• Data records

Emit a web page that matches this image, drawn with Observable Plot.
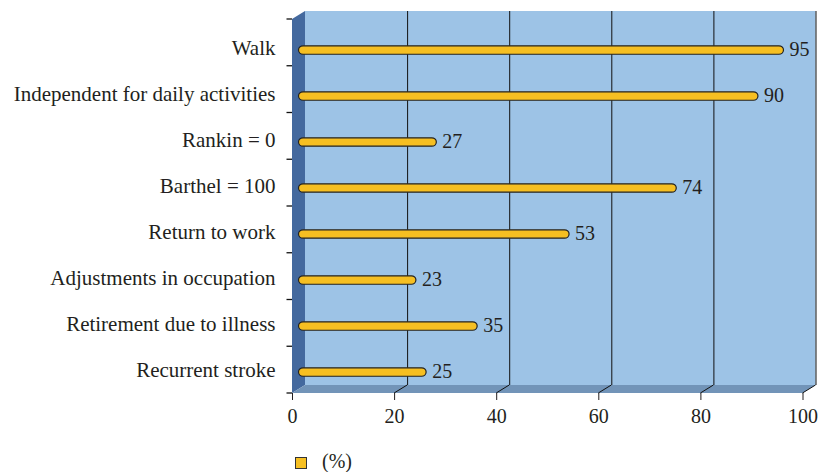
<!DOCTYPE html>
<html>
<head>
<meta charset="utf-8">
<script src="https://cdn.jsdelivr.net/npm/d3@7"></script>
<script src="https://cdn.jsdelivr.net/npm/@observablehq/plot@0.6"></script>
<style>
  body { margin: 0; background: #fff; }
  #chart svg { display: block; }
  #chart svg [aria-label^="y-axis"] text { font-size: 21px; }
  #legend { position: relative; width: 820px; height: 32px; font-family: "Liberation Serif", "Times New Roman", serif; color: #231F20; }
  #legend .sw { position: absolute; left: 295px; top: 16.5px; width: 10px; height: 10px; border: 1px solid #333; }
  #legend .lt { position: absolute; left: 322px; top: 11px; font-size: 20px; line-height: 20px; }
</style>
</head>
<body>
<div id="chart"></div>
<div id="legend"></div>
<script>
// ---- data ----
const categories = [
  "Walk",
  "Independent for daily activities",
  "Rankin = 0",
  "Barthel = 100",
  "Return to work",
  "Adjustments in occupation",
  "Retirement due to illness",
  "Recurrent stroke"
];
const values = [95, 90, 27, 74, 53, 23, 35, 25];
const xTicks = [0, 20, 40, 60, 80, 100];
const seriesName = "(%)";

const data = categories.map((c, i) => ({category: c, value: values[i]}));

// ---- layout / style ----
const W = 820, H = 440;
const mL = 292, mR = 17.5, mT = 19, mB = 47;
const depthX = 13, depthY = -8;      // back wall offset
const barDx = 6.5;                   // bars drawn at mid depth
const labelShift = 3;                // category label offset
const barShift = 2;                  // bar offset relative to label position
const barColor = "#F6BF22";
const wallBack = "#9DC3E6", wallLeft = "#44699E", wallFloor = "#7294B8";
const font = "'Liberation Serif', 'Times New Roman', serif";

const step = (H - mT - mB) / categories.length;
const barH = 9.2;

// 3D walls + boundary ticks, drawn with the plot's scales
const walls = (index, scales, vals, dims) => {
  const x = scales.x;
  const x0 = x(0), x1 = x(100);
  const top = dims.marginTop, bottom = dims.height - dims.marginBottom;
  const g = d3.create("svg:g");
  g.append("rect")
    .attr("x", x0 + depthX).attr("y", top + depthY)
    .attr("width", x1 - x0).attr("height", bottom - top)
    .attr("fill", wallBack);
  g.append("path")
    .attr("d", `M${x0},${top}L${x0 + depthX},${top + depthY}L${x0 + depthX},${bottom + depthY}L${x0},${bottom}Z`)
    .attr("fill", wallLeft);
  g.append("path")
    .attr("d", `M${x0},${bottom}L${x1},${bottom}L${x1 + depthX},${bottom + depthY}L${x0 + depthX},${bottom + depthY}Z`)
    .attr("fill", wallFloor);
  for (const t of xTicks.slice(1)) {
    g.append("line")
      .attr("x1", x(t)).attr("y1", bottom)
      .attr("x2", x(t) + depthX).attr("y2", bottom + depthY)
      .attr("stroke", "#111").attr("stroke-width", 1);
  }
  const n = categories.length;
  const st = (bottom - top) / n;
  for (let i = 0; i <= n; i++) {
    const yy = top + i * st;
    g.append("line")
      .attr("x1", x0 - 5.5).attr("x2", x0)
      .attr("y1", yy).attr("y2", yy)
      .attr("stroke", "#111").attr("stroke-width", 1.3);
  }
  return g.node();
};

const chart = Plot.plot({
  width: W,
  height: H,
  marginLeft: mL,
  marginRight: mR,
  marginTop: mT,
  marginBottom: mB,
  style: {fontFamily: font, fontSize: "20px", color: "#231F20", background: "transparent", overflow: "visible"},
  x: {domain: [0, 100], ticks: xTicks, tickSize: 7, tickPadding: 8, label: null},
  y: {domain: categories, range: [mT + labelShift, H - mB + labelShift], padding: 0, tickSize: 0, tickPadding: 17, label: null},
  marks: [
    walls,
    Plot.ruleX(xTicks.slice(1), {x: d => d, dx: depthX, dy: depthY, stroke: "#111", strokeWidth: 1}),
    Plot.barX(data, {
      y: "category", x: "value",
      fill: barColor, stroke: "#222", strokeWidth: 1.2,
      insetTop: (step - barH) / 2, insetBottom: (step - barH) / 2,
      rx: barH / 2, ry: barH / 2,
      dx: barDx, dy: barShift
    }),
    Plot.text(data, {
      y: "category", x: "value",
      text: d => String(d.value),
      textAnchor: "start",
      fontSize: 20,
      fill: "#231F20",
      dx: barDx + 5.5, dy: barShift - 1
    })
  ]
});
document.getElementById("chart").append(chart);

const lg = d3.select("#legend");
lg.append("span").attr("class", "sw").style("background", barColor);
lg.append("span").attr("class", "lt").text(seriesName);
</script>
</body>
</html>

...

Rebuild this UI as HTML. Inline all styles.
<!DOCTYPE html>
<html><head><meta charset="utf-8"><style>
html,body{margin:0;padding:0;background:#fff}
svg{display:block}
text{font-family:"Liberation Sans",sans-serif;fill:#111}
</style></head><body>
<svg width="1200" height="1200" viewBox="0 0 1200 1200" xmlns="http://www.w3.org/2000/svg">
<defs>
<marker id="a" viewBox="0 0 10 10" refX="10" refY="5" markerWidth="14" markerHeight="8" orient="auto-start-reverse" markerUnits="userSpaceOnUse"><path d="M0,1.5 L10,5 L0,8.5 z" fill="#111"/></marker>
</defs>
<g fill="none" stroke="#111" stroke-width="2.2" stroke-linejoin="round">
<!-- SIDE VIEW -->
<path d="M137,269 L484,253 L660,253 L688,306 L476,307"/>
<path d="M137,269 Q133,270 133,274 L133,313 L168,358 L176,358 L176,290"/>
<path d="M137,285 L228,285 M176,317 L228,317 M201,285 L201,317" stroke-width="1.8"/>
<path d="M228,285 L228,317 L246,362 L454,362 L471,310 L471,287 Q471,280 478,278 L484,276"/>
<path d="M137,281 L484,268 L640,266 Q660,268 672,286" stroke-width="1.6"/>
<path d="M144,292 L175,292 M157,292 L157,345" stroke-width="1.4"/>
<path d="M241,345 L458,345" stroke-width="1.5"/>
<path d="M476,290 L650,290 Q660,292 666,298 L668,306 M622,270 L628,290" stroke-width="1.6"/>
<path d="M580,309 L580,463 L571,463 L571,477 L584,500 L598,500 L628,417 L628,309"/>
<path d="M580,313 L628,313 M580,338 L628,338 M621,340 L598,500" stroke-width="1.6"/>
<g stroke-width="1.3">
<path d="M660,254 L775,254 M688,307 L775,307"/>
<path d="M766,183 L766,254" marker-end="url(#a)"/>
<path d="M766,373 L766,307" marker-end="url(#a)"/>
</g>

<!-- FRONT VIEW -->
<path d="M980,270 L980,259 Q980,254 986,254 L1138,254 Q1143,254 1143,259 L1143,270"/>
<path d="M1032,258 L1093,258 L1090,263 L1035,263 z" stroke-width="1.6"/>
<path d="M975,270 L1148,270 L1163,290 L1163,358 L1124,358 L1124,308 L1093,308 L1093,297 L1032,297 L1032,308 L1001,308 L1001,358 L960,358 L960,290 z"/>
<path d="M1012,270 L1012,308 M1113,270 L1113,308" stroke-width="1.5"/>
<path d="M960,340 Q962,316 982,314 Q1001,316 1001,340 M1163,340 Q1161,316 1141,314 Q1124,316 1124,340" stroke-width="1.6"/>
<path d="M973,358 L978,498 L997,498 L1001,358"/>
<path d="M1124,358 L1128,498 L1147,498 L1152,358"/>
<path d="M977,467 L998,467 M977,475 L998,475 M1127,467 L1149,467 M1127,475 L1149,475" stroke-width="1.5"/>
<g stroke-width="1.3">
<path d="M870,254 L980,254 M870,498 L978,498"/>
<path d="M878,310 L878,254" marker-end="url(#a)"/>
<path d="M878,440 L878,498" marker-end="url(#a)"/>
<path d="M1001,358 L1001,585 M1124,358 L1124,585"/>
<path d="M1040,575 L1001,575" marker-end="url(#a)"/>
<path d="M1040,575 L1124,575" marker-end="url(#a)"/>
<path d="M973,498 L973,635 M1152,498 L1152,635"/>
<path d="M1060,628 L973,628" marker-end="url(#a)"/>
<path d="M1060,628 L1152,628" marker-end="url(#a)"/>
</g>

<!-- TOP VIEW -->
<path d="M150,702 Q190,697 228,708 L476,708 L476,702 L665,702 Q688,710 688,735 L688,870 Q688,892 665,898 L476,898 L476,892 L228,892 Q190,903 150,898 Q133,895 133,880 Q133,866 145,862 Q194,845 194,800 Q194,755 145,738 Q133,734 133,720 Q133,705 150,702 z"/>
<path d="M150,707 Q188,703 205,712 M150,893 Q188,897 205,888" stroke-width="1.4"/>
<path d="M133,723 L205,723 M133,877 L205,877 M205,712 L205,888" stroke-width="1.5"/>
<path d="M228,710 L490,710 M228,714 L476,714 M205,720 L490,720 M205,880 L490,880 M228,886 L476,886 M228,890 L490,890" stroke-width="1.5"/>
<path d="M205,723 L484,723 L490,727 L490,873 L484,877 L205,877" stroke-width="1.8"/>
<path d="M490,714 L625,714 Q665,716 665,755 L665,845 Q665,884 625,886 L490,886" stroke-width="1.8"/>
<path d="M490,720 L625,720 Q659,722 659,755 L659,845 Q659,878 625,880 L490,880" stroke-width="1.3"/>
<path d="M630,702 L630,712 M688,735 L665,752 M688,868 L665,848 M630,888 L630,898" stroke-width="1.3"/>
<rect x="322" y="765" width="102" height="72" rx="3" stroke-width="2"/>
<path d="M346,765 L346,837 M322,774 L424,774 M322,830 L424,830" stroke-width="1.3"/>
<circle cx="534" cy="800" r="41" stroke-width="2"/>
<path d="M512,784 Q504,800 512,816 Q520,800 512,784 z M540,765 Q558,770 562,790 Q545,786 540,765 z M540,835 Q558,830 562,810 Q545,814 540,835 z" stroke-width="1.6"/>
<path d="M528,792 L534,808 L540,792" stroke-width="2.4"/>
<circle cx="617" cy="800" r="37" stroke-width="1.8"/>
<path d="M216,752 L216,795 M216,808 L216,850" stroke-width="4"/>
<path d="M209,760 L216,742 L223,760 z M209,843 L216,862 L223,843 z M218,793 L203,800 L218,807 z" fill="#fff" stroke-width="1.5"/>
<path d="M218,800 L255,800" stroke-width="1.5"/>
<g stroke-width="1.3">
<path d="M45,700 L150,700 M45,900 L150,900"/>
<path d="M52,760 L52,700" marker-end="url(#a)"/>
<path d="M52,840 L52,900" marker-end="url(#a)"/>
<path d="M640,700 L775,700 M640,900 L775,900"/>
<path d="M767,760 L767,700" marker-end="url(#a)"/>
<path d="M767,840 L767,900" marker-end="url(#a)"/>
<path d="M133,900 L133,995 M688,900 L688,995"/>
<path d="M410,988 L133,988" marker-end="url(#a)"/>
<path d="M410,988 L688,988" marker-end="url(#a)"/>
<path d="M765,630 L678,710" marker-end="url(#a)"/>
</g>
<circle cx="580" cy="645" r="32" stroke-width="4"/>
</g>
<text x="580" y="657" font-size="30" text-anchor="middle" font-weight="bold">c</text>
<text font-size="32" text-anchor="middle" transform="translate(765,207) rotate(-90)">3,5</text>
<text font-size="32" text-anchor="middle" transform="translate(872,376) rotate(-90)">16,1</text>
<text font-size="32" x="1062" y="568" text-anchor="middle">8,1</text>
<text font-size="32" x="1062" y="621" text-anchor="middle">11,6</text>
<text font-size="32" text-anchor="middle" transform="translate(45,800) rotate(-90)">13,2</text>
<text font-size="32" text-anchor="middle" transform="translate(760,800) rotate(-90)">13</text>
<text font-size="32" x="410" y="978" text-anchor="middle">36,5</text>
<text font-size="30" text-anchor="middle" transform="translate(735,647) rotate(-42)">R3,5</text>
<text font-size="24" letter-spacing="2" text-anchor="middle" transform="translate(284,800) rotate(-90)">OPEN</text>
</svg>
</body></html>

• OBJECTIVE
Every line from the one containing "Emit a web page" through the one containing "const data = categories.map((c, i)" should be quoted exactly, and no other lines; keep pictures out of the copy.

• CORRECT RESULT
Emit a web page that matches this image, drawn with Observable Plot.
<!DOCTYPE html>
<html>
<head>
<meta charset="utf-8">
<script src="https://cdn.jsdelivr.net/npm/d3@7"></script>
<script src="https://cdn.jsdelivr.net/npm/@observablehq/plot@0.6"></script>
<style>
  body { margin: 0; background: #fff; }
  #chart svg { display: block; }
  #chart svg [aria-label^="y-axis"] text { font-size: 21px; }
  #legend { position: relative; width: 820px; height: 32px; font-family: "Liberation Serif", "Times New Roman", serif; color: #231F20; }
  #legend .sw { position: absolute; left: 295px; top: 16.5px; width: 10px; height: 10px; border: 1px solid #333; }
  #legend .lt { position: absolute; left: 322px; top: 11px; font-size: 20px; line-height: 20px; }
</style>
</head>
<body>
<div id="chart"></div>
<div id="legend"></div>
<script>
// ---- data ----
const categories = [
  "Walk",
  "Independent for daily activities",
  "Rankin = 0",
  "Barthel = 100",
  "Return to work",
  "Adjustments in occupation",
  "Retirement due to illness",
  "Recurrent stroke"
];
const values = [95, 90, 27, 74, 53, 23, 35, 25];
const xTicks = [0, 20, 40, 60, 80, 100];
const seriesName = "(%)";

const data = categories.map((c, i) => ({category: c, value: values[i]}));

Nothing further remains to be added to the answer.